*PROBLEM REQUIREMENTS*: Filter out everything except lines holding "chart".
------ AVAILABLE DATA ------
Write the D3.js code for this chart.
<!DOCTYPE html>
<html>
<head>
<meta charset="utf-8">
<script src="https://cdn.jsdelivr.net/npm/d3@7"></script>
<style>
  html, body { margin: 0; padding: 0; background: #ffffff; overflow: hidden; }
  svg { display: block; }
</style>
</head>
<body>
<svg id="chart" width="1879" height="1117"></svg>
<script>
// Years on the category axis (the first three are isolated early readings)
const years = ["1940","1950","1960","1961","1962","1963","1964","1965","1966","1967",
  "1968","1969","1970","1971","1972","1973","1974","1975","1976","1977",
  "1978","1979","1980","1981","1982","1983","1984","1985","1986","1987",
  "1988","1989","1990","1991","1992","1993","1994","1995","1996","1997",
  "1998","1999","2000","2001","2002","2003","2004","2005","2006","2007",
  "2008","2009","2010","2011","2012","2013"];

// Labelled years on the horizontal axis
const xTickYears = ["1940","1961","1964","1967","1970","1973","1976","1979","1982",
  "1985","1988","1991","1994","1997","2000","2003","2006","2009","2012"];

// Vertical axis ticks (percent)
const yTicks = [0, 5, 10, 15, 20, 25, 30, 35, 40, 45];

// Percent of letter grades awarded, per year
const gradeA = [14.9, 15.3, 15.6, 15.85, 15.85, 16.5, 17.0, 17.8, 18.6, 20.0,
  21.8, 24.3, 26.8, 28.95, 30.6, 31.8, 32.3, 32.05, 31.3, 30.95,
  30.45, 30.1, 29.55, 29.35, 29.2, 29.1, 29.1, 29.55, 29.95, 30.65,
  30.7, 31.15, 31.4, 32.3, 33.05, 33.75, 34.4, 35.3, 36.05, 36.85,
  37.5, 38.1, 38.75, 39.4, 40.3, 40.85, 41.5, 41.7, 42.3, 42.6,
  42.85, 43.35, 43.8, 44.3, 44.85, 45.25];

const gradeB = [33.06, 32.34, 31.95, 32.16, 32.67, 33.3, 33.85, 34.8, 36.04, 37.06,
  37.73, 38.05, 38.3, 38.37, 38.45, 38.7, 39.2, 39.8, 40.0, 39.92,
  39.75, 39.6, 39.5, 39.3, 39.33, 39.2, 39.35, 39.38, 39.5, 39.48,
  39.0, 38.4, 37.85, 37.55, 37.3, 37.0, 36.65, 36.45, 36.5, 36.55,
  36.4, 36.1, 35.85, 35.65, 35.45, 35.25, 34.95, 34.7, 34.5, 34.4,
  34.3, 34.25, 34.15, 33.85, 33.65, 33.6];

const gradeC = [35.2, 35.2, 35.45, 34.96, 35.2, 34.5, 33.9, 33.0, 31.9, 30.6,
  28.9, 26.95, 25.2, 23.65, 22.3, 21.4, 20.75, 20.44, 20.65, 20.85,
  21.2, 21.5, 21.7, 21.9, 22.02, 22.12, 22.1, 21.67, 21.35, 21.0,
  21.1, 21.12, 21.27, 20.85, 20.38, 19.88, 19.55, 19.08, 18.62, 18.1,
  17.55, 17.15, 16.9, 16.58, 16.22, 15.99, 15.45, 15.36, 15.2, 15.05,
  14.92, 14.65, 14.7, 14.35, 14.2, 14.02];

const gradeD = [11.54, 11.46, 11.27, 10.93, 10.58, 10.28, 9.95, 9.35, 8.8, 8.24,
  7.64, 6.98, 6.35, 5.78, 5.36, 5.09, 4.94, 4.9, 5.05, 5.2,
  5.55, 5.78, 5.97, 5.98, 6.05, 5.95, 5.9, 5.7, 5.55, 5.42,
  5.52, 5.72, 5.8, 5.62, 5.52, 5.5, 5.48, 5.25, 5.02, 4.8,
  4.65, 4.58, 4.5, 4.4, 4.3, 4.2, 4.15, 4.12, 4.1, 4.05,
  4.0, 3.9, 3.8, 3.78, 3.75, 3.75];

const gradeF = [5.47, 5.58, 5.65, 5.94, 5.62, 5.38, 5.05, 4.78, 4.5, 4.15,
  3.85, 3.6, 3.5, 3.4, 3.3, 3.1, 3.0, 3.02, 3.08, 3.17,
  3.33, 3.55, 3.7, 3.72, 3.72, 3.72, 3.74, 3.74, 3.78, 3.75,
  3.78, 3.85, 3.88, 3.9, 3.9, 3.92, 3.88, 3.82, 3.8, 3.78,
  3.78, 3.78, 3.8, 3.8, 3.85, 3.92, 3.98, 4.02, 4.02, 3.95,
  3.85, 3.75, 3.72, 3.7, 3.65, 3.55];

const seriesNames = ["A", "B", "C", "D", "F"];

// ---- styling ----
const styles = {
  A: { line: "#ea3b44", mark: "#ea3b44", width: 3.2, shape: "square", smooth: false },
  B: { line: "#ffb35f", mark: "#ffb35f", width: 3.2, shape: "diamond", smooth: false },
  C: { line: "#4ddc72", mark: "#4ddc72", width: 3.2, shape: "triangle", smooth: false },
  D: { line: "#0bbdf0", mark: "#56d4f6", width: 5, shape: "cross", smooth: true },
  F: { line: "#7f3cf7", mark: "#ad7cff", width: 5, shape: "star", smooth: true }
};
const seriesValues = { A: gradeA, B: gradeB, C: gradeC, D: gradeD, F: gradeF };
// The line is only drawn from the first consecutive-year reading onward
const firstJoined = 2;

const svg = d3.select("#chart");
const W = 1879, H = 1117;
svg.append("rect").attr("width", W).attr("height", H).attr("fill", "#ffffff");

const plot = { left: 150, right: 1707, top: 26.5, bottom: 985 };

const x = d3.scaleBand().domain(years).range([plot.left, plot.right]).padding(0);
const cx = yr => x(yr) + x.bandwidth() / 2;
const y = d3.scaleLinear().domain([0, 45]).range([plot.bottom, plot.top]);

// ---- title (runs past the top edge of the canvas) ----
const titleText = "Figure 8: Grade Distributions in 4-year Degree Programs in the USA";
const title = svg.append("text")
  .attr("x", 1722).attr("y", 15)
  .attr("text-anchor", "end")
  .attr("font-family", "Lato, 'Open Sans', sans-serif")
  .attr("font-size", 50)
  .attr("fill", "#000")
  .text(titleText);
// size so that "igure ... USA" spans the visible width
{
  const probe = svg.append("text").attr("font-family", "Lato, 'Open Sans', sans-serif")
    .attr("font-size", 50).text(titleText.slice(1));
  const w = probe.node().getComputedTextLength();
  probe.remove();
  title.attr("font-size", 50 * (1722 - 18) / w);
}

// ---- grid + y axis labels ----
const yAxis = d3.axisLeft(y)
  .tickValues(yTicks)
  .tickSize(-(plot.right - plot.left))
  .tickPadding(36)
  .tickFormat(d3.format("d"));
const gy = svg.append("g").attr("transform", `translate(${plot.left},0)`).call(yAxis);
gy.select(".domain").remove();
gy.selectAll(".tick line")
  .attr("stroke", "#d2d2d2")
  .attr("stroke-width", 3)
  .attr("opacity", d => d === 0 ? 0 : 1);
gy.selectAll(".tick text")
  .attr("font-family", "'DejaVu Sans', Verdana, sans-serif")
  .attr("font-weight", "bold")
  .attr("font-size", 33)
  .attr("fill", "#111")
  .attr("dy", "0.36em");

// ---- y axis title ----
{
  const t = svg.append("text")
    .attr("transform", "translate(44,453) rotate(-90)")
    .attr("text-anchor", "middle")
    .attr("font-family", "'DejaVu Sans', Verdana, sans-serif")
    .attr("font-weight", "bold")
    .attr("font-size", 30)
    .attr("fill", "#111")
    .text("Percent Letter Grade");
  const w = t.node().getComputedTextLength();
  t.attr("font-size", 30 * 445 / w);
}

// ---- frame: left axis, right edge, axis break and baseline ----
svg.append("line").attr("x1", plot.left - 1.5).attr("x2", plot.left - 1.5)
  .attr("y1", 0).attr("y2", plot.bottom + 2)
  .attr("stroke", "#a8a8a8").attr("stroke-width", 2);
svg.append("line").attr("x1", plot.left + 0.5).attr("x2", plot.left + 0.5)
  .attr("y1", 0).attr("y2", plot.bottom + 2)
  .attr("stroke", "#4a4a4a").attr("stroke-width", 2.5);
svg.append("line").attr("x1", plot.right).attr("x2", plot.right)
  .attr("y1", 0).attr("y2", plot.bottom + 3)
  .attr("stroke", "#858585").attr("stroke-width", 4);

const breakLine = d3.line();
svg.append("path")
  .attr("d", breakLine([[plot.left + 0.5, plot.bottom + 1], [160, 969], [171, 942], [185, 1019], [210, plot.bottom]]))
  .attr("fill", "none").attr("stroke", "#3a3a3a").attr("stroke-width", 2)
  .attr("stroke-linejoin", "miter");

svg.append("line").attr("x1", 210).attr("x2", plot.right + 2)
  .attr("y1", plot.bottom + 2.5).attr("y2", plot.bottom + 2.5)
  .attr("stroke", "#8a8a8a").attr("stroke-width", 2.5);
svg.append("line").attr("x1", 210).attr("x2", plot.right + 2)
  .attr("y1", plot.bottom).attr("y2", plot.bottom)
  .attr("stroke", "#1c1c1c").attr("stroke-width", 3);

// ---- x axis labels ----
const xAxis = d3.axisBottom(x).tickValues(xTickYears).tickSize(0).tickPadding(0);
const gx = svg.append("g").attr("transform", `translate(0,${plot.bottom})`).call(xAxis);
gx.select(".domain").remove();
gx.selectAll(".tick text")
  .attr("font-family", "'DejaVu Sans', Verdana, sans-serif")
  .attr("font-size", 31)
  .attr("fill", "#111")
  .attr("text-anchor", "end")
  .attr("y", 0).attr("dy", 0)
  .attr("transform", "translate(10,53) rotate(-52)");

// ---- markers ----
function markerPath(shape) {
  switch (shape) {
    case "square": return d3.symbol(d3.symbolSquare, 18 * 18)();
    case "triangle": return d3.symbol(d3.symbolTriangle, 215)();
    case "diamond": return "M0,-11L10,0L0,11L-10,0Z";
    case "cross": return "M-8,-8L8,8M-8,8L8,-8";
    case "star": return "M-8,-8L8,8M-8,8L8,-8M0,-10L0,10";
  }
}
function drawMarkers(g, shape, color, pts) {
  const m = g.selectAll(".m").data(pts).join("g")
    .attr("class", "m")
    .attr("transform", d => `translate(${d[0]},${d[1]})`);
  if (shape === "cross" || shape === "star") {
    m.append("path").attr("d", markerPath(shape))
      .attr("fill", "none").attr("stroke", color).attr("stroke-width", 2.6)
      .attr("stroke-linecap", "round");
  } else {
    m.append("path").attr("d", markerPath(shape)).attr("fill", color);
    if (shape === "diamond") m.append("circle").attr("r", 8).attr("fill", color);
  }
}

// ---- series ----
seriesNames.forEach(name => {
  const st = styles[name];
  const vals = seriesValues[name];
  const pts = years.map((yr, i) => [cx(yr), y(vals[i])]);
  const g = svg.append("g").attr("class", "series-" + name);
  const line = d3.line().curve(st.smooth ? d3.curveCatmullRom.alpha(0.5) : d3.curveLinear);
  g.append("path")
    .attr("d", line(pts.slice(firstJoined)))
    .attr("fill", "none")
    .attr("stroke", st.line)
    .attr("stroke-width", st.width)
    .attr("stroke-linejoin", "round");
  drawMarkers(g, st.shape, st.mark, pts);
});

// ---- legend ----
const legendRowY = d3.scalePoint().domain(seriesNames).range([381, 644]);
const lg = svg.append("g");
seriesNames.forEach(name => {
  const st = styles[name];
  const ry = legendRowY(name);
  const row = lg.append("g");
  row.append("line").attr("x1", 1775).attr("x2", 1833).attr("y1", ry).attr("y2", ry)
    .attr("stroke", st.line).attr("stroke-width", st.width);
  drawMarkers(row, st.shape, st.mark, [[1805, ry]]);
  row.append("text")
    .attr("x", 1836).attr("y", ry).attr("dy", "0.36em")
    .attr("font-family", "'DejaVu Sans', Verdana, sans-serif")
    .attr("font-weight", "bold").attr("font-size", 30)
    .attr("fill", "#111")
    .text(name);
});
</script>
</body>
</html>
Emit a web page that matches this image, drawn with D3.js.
------
*TASK RESULT*:
Write the D3.js code for this chart.
<svg id="chart" width="1879" height="1117"></svg>
const svg = d3.select("#chart");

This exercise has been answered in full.